Repo for some exploratory/experimental serverless webmapping work. This is intended to develop some proof-of-concept work for showing large spatial datasets in webmaps without relying infrastructure beyond basic webserver functionality (e.g., in GitHub pages, Netlify, or similar) and bucket file storage (e.g., S3).
Questions about this work should be directed to Mike Treglia, Lead Scientist of the NY Cities Program at The Nature Conservancy at michael.treglia@tnc.org
Live Example Here (subject to change)
This example shows a full dataset of the estimated opportunity for new tree canopy in NYC. The vector dataset displayed is the actual practical canopy data layer availble from Zenodo, described in a Frontiers in Sustainable Cities paper.
This work relies on the Protomaps project, in particular, an associated format for storing tiled vector data, PMTiles.
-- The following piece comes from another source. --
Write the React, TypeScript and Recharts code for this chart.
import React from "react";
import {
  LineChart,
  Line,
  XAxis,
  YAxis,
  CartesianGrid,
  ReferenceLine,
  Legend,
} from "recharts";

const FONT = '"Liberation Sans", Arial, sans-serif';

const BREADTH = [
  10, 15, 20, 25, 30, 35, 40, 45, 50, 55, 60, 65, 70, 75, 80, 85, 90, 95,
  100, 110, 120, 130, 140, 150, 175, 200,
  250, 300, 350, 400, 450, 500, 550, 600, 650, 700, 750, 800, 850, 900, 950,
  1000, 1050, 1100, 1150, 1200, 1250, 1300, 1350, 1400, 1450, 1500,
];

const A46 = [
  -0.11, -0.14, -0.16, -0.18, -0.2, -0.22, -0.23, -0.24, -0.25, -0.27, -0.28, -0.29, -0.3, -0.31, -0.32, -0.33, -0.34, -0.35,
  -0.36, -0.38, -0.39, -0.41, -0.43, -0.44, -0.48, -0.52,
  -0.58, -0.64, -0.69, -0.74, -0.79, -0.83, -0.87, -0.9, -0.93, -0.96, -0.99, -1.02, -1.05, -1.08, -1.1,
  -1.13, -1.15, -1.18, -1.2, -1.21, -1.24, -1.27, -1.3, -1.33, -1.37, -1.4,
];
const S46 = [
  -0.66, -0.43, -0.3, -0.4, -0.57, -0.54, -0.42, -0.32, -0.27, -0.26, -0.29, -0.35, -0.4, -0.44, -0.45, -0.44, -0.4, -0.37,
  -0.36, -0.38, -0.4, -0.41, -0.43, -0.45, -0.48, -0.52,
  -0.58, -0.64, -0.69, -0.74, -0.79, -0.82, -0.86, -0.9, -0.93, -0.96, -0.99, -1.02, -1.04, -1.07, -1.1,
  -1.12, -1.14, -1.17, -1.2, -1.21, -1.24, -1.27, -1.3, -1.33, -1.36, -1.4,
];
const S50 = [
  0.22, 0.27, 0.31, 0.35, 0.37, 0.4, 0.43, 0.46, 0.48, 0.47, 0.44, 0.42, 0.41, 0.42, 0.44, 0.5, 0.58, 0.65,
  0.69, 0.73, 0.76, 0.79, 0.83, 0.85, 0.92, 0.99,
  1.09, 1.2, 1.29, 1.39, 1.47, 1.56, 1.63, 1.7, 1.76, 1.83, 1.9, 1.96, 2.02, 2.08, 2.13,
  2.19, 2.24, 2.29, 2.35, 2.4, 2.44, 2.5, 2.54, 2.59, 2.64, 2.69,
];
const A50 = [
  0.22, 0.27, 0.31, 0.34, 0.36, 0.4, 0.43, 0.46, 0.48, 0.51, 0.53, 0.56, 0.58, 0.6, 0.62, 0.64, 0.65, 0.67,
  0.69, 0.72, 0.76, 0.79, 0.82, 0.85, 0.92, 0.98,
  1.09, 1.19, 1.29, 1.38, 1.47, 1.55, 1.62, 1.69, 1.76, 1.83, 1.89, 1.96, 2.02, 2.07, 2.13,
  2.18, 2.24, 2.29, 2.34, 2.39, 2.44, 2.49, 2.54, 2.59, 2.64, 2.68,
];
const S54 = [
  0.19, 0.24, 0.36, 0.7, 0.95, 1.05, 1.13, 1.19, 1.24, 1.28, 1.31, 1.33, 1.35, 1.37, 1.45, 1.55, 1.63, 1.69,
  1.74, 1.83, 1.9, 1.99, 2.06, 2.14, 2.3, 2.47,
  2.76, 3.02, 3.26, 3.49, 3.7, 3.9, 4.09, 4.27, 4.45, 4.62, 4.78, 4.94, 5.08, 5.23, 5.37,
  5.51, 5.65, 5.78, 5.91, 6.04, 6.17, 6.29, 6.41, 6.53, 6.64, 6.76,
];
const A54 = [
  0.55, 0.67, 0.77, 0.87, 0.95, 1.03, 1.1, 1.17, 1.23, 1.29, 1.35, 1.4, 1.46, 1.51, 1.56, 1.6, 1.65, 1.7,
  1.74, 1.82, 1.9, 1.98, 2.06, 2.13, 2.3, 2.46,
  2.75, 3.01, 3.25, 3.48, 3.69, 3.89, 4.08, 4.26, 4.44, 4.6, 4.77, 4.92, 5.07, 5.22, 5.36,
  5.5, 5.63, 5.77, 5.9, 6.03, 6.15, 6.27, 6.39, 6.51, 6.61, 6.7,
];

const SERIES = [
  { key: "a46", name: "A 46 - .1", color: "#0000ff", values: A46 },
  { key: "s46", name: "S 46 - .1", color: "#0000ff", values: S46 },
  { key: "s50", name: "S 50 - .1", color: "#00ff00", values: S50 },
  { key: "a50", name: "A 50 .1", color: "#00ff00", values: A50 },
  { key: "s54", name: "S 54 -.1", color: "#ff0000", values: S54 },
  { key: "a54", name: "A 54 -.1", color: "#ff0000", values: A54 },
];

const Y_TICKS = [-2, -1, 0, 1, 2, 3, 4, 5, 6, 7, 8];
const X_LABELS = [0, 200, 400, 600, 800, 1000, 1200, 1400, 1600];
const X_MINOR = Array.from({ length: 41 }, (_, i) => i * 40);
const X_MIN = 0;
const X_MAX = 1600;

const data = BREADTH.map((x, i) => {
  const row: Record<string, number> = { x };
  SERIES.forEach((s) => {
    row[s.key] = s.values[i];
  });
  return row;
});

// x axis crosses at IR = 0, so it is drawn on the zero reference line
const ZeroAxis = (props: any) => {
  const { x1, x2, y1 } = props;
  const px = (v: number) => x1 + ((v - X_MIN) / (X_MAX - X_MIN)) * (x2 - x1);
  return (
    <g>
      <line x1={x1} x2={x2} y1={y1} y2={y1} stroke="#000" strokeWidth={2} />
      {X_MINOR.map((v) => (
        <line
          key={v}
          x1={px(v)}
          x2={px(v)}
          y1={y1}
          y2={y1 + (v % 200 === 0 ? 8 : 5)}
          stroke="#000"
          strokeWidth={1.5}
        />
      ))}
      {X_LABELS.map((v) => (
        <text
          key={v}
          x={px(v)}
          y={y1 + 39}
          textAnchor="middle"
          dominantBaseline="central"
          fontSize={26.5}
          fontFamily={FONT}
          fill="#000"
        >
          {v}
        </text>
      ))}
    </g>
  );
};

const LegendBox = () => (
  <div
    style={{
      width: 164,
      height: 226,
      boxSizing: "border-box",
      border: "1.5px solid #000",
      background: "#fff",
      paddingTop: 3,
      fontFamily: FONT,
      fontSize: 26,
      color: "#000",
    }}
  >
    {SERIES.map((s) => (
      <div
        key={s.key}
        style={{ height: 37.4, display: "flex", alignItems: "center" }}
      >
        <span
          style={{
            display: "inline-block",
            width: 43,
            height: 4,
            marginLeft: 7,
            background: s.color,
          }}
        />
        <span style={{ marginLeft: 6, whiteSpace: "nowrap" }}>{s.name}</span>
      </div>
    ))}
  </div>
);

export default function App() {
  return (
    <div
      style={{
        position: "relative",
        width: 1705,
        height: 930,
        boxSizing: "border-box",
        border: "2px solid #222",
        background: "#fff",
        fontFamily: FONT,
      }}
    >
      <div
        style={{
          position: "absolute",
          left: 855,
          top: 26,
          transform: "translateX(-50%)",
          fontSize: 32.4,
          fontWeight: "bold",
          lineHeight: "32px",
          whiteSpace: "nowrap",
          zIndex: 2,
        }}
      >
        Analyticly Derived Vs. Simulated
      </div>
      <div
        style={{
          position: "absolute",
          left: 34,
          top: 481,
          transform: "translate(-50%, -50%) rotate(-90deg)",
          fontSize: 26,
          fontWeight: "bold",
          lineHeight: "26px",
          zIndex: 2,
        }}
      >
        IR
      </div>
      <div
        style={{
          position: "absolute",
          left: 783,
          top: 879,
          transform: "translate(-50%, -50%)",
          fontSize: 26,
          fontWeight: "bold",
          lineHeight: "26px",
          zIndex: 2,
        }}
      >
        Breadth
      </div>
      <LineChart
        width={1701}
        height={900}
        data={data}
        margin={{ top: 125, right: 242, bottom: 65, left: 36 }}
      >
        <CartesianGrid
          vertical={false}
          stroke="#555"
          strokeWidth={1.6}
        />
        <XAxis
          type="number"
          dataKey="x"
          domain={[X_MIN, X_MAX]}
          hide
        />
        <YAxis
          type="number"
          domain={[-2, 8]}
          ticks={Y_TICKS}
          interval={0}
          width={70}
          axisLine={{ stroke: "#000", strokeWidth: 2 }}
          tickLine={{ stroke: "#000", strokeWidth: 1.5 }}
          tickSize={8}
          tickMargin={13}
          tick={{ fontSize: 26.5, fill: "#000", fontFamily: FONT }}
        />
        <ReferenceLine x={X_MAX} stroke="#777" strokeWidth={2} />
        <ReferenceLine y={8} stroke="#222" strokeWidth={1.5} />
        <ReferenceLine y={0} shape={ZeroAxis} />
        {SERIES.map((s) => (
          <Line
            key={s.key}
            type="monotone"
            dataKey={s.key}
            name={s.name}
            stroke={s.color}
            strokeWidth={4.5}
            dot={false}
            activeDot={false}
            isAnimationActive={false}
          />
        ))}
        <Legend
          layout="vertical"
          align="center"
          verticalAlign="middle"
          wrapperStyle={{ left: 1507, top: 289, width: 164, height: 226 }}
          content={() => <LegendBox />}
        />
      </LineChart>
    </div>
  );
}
Descriptions of how this PMTiles can be used is documented at the links above and in the associated GitHub repository.
In this work, key steps involved so far have been:
-
Converet the vector dataset to a format suitable for the vector tiling tool, tippecanoe. In this case, we converted from a gpkg file to geojson using the command line ogr2ogr tool in gdal:
ogr2ogr -t_srs EPSG:4326 nyc_practicalcanopy.json nyc_practicalcanopy.gpkg nyc_practicalcanopy
-
Convert the geojson file to a tiled vector dataset in the pmtiles format using tippecanoe:
tippecanoe -zg -P --drop-densest-as-needed --projection=EPSG:4326 -o nyc_practicalcanopy.pmtiles -l nyc_practicalcanopy nyc_practicalcanopy.json
-
Leverage the PMTiles javascript library in conjunction with leaflet.js for webmapping to put together an interactive map. This can leverage local files, or files in a cloud storage bucket.
Live Example Here (subject to change)
This example shows some of the high resolution land cover data for NYC from 2017, initially for a small area.
This work relies on the cloud-optimized specification of the geotiff format (Cloud Optimized Geotiff a.k.a. COG), and the georaster-layer-for-leaflet (in combination with leaflet.js for the webmapping).
In terms of steps used to achieve the working proof-of-concept, the landcover data were downloaded from the NYC Open Data Portal, and a small sample area was extracted and exported using QGIS. In terms of processing the data and putting together the webmap the general steps look like::
- Convert file into a COG using
gdal_translate
.
gdal_translate sample_4326.tif -o sample_4326_cog.tif -of COG
- Note - initial attempts using Lat/Long coordinates (EPSG 4326) were not successful with the webmap, so
gdal_warp
was used to reproject the data.
- Leverage georaster-layer-for-leaflet (in combination with leaflet.js for the webmapping.